Data section:

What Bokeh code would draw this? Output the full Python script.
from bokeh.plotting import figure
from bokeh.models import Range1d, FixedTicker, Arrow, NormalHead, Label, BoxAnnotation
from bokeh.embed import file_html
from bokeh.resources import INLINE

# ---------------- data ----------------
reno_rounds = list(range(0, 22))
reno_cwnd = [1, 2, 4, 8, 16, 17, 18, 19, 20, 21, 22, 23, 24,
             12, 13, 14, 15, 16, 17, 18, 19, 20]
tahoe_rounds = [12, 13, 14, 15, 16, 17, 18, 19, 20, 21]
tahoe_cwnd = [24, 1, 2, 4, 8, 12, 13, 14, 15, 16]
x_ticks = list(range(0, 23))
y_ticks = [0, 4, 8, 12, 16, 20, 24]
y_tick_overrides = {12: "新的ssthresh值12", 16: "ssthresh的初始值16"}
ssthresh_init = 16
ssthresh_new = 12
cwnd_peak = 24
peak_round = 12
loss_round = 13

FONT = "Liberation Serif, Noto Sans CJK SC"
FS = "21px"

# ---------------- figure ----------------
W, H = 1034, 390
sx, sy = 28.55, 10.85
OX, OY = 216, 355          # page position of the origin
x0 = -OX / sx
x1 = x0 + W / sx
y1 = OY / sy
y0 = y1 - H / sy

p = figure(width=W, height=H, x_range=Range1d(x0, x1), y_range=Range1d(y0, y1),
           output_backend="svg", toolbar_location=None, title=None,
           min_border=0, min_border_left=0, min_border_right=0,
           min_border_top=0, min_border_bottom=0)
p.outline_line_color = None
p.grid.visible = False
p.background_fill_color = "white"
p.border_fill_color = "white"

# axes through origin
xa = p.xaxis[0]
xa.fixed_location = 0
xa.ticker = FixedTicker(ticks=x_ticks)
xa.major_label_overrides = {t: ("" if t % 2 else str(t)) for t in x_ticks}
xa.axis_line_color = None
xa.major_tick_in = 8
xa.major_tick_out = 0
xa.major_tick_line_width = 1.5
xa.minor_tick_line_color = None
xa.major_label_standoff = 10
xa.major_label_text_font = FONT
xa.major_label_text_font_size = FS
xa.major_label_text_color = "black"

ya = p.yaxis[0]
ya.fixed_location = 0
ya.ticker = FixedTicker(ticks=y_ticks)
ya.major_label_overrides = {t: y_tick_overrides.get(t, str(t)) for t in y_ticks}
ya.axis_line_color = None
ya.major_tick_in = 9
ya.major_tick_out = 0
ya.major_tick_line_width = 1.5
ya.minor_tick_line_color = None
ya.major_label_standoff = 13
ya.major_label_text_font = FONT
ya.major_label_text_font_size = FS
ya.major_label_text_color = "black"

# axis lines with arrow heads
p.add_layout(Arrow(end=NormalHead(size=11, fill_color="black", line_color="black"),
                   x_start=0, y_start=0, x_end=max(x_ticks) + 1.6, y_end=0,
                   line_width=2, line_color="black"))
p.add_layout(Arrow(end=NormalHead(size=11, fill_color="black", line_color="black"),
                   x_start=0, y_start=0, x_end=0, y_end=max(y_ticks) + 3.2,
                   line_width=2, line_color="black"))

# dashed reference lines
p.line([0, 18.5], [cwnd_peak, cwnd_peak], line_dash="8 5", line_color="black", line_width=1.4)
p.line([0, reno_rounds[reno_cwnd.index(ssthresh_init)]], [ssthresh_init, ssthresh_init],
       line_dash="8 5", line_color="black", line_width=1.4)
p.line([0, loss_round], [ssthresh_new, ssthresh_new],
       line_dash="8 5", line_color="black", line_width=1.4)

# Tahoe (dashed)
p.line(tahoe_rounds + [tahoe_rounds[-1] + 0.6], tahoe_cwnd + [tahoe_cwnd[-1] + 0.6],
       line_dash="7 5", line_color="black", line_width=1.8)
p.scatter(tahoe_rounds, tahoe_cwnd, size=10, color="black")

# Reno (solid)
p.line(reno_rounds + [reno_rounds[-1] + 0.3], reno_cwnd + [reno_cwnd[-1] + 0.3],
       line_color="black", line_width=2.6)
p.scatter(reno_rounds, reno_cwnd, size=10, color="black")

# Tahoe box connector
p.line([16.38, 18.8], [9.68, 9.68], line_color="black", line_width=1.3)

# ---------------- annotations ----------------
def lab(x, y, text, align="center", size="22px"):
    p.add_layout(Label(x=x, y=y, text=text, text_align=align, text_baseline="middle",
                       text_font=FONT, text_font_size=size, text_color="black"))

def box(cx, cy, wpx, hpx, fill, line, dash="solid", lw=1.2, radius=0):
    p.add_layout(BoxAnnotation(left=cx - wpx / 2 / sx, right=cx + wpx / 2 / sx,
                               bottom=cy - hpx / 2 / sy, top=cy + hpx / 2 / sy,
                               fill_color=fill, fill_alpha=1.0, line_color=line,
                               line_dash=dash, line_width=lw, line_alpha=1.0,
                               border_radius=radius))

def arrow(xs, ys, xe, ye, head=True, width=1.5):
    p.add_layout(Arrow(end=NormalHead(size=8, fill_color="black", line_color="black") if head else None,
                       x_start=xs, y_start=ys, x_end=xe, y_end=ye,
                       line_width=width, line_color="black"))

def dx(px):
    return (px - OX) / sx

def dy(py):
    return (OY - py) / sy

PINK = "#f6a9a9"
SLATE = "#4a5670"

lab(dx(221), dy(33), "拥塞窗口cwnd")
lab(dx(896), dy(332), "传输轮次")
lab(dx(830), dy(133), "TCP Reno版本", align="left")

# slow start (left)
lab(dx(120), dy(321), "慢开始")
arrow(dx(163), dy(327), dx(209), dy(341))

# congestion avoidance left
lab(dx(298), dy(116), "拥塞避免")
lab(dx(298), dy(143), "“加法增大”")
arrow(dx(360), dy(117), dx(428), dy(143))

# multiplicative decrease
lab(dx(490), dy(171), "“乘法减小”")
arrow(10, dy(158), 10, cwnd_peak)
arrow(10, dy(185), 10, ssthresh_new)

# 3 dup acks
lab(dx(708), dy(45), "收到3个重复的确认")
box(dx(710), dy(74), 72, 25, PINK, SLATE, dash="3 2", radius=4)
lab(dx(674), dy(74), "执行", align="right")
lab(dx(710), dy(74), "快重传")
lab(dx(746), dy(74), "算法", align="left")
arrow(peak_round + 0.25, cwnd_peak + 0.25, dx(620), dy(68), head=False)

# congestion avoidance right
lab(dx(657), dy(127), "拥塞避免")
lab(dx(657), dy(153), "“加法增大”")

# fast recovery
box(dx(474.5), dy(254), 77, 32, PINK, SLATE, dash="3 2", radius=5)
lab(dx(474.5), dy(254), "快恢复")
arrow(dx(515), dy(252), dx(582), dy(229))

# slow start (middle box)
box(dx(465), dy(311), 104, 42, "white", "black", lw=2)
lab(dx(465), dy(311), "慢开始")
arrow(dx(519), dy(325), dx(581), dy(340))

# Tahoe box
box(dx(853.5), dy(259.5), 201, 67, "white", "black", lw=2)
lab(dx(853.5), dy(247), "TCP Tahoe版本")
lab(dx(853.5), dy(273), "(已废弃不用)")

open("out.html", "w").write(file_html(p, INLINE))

Goal of the exercise: Return only the lines spanning from the first line of the material through the line with "from bokeh.resources import INLINE", copied exactly, both ends kept.

Completed task:
What Bokeh code would draw this? Output the full Python script.
from bokeh.plotting import figure
from bokeh.models import Range1d, FixedTicker, Arrow, NormalHead, Label, BoxAnnotation
from bokeh.embed import file_html
from bokeh.resources import INLINE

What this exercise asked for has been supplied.